Railway Cottage was originally two single-storied semi-detached houses, built to accommodate the stationmaster and his signalman at the now defunct Killin Junction railway station.  Known then as the Station Cottages they were constructed in 1886 when the station was opened as part of the new Killin branch line.

Killin Junction was designed as an interchange station.  There was no access to the platforms, in fact there was not even a track or road to the station from the surrounding districts. Passengers (and freight) alighted from trains on the Callander to Crianlarich run, crossed the platform and joined a wee ‘Pug’ steam train that puffed its way from the Junction to Killin and on to Loch Tay half a dozen times a day.  It was a spectacular scenic twenty minute journey.
In 1908 public access to the station was permitted. A footbridge spanning the platforms and a pathway in front of the Station Cottages were constructed. The cottages were also treated to an uplift with the construction of inside washrooms!

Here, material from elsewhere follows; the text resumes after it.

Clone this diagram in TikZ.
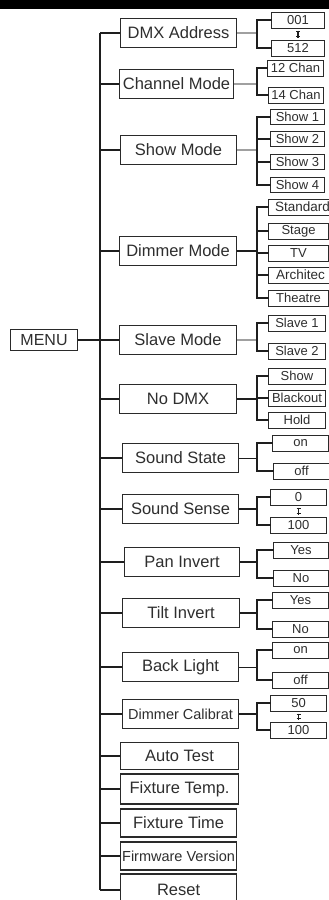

However the Killin branch line struggled to make any money over its lifetime despite its popularity with tourists.  The owner – the Killin Railway Company  – was taken over by the giant London Midland and Scottish Railway Company in 1923.  The branch line and its three stations (Killin Junction, Killin and Loch Tay) effectively became part of British Railways when the entire British railway network was nationalised in 1948.
The infamous Beechng Reports of 1963 and 1965 sounded the death knell for Killin Junction. Dr Richard Beeching was appointed Chairman of the British Railways Board and had a mandate to make the railways pay their way. His strategic reports reshaped Britain’s railway network and enforced the mass closure of trunk and branch lines throughout the country.  The Killin branch together with the Callander to Crianlarich line were closed in September 1965 despite vocal local opposition.

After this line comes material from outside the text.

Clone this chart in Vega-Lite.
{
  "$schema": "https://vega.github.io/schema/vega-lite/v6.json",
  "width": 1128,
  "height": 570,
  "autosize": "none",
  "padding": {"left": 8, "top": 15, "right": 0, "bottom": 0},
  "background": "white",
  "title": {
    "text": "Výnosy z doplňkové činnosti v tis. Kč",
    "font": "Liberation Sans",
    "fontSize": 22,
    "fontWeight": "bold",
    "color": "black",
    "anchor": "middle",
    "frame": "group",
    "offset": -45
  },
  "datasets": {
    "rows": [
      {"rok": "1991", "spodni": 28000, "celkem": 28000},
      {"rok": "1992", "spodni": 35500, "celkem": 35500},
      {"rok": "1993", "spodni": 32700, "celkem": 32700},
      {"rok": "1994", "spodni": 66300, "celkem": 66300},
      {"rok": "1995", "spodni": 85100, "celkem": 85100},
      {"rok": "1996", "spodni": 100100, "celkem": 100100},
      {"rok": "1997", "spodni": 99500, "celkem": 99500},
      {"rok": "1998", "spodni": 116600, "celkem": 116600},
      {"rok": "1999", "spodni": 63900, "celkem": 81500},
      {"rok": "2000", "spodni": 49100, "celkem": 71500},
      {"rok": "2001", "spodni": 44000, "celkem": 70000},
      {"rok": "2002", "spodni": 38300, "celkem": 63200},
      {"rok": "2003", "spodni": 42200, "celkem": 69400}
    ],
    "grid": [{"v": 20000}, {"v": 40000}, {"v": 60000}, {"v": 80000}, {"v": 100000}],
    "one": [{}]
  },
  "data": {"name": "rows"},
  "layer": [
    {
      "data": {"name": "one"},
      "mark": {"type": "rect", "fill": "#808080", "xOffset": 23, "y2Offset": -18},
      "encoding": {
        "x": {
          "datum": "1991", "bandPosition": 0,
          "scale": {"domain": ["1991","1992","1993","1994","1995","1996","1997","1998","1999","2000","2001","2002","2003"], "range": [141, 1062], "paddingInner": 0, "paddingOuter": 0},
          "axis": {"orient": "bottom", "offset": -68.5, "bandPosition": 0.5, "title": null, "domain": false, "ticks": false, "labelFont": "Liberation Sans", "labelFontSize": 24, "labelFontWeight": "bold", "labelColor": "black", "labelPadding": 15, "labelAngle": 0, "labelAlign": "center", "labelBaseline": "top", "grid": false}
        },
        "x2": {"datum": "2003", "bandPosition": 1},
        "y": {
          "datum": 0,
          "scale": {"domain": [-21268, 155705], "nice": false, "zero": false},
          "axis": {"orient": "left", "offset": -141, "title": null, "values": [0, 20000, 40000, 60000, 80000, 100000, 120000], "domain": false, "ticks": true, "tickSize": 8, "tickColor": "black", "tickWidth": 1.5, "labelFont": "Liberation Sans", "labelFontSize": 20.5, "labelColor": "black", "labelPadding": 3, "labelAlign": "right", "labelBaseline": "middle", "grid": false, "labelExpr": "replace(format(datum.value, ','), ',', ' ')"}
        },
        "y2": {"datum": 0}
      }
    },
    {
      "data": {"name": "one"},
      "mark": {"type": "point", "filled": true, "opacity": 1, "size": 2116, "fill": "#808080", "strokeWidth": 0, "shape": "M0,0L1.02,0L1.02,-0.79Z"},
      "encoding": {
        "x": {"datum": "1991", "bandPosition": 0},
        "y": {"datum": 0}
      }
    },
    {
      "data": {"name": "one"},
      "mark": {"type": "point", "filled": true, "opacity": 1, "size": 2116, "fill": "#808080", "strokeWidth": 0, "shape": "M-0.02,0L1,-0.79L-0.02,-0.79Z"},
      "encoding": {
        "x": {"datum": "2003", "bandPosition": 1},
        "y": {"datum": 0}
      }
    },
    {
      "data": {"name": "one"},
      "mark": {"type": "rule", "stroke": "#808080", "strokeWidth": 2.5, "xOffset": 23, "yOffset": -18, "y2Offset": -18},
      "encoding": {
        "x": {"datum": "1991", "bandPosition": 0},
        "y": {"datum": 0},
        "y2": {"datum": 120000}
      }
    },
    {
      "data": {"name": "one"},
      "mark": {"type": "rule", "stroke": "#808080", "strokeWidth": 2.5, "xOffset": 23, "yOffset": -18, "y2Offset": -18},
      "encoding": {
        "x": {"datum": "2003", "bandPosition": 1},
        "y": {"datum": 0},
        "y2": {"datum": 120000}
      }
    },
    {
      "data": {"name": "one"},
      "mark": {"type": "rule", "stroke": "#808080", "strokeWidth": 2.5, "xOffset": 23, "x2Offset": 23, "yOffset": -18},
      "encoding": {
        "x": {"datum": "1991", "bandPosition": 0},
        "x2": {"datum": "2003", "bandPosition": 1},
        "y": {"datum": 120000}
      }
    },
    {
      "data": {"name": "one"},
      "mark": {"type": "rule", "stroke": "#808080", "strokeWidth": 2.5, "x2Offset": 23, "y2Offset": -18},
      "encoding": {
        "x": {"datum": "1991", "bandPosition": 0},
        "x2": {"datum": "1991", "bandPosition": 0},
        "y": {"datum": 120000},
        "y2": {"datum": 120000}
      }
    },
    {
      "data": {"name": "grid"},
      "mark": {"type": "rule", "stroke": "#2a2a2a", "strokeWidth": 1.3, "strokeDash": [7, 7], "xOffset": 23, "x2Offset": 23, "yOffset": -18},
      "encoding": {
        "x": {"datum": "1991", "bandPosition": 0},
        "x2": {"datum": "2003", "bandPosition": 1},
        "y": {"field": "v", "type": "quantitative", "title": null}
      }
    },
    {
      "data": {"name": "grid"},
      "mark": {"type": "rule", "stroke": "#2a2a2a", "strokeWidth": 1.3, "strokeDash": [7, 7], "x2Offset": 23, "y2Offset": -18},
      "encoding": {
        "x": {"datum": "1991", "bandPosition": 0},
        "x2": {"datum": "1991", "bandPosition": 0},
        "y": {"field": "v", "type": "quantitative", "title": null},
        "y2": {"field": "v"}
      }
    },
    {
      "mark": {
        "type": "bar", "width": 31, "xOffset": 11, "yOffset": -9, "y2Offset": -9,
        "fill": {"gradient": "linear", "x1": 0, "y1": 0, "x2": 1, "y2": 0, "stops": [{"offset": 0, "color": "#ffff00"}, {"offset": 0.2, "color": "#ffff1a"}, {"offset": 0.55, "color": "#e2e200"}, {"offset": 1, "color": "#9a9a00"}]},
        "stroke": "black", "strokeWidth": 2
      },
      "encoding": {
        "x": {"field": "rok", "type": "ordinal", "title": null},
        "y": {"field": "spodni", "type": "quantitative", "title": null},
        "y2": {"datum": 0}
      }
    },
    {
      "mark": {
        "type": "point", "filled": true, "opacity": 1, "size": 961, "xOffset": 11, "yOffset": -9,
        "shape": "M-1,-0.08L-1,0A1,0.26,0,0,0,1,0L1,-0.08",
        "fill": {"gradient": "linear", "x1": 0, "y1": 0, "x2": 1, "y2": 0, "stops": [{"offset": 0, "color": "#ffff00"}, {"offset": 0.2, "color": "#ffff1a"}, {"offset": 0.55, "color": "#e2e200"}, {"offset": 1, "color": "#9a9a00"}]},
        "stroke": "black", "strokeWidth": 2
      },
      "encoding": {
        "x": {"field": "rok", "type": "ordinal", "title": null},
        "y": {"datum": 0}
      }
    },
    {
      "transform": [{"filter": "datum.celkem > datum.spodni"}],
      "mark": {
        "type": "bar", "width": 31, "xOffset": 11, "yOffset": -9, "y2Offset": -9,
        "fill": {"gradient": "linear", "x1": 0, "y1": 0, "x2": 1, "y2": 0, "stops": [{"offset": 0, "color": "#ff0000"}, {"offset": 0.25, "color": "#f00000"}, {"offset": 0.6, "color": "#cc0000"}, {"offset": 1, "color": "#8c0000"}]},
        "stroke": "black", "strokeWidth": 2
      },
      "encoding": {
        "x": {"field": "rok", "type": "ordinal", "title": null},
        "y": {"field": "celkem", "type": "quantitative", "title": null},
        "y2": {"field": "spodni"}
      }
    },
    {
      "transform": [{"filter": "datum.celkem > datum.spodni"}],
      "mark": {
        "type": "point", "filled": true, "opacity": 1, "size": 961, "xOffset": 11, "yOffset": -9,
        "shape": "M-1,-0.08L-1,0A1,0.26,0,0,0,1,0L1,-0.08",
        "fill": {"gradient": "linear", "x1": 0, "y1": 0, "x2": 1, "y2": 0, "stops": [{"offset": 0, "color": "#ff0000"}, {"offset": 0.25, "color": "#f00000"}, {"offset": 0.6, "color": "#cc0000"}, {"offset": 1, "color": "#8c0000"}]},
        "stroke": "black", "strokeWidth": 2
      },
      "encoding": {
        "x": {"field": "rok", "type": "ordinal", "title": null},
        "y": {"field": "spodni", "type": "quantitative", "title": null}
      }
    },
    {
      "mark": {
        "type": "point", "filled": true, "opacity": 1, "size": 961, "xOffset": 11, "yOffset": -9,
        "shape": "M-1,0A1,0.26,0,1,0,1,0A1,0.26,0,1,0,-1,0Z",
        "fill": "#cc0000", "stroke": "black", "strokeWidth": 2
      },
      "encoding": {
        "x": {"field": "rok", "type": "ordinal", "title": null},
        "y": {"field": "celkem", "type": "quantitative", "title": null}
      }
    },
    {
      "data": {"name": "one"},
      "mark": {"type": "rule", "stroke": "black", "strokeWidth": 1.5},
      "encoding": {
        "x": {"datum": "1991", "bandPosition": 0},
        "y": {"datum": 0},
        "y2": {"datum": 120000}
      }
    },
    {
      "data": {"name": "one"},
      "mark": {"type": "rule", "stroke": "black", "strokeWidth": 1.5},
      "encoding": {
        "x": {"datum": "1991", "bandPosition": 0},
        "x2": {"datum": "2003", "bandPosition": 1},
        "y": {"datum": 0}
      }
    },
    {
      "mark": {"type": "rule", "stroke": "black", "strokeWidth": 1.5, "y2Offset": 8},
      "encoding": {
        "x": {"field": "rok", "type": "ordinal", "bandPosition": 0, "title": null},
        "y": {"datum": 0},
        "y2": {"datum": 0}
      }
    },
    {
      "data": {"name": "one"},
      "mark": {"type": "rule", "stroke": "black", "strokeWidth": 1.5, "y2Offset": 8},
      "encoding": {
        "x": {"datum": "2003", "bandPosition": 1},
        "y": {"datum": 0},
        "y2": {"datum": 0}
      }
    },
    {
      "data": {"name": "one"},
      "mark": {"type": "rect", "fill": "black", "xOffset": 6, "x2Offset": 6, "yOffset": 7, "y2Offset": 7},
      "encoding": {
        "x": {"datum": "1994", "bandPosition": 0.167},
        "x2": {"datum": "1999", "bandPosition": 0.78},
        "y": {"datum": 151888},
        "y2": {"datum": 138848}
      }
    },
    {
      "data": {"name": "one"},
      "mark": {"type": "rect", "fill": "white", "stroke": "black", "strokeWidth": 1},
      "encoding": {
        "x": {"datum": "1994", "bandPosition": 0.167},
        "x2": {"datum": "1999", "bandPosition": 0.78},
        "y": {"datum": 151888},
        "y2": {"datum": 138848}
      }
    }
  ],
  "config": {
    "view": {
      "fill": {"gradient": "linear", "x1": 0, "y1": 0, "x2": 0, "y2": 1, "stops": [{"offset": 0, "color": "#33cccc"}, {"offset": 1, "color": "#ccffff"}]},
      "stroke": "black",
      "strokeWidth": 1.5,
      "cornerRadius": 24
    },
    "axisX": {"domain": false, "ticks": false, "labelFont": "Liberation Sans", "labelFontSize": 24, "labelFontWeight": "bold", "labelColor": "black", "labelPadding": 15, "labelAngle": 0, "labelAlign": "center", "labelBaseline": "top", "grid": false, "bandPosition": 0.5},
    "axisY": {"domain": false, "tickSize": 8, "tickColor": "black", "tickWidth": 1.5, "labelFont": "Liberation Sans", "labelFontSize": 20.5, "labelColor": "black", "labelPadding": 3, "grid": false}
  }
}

With no trains, the Station Cottages served no commercial purpose.  Their history and ownership over the next two decades is sketchy but by 1991 they had been abandoned and fallen into disrepair.  The properties changed hands several times with the promise of renovation but remained derelict. We took up the challenge and purchased them in 2011, liaising closely with the National Park and local authority to ensure a sympathetic restoration true to its historic past. The rest as they say is history….

The earliest photo of the property we have.  The two semi-detached cottages are mirror images, each with three rooms, a lobby and external washroom at the back.    With the slate roof gradually ‘disappearing’ it didn’t take long for the elements to take hold…


Eighteen years later and nature has taken control. Access is only possible on foot.  The roof has long gone and there are no signs of any windows.    All that remain are the external stone walls.


A previous owner set about clearing access to the property from the elevated railway track which is now the only vehicular access to the cottage.  Notice the tree growing in the left hand gable end!  We purchased the property in this condition.  At least we didn’t have to change the locks.


Eight years later and the renovation is complete.  The dividing internal wall was knocked down to create a single dwelling and the pitch of the roof raised to accommodate a first floor.  

The external stone walls, blackened by the soot from the passing steam trains, have been retained untouched save for some remedial pointing.  We were able to salvage two of the original chimney pots!